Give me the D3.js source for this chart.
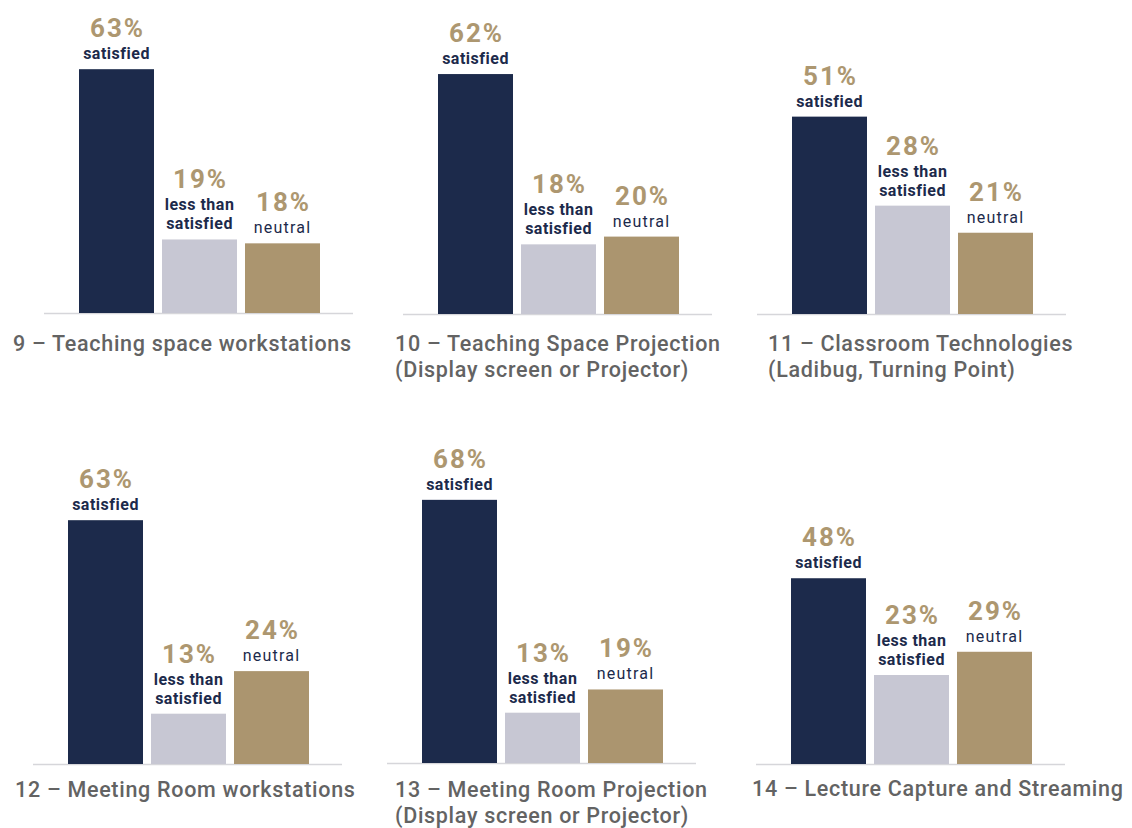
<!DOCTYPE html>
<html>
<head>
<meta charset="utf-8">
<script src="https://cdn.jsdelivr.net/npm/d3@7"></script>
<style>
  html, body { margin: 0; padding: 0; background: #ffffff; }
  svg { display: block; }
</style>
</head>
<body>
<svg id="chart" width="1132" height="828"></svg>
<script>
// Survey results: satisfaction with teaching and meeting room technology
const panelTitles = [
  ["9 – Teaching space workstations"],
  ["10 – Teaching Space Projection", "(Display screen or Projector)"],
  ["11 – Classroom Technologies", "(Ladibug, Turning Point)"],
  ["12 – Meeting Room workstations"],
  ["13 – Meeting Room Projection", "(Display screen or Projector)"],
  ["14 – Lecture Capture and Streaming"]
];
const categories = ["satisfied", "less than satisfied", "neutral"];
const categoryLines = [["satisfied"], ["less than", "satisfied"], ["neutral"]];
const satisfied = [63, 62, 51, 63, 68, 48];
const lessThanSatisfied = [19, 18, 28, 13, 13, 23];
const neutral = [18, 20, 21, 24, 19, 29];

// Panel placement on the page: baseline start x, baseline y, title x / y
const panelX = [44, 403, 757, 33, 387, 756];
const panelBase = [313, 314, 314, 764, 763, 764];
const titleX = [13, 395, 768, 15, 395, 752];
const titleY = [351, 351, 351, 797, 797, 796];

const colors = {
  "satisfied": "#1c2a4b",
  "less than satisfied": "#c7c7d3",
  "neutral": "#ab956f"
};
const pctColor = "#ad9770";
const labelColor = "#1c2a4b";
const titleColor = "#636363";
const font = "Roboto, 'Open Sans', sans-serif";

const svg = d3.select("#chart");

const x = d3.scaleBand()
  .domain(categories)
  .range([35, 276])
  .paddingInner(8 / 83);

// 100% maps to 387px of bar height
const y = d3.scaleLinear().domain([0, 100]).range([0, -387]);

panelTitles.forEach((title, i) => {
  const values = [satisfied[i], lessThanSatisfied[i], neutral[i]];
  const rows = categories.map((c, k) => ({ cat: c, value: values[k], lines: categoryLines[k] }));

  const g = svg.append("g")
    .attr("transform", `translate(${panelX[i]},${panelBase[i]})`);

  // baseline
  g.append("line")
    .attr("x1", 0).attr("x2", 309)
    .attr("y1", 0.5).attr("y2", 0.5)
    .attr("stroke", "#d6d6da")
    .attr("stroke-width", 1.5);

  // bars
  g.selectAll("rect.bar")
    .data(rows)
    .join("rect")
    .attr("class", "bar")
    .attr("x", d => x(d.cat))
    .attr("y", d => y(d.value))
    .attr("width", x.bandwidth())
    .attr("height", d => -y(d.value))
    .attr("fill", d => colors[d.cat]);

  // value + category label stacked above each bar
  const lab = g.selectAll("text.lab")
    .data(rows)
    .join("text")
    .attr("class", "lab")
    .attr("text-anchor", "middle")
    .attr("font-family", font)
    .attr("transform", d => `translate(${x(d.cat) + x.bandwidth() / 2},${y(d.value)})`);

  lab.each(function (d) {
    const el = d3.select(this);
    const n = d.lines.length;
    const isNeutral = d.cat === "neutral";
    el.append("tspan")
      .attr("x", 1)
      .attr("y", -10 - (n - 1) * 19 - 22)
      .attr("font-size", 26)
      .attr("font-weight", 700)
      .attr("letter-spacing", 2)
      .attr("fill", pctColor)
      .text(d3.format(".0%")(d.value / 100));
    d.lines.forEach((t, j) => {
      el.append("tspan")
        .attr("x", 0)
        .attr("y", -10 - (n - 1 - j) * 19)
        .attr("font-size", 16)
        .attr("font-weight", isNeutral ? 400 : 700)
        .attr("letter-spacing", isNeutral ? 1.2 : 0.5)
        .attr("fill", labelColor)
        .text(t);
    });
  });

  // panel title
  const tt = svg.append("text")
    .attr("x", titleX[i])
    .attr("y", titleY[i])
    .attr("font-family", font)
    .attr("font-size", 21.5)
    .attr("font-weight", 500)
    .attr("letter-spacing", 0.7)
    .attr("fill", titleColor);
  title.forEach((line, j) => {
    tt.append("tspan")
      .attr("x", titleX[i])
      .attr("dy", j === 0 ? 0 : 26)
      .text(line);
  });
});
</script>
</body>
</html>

§ **YOUR INSTRUCTIONS**
Filter out all lines lacking the word "chart" and copy the rest.

§ **THE ANSWER**
Give me the D3.js source for this chart.
<svg id="chart" width="1132" height="828"></svg>
const svg = d3.select("#chart");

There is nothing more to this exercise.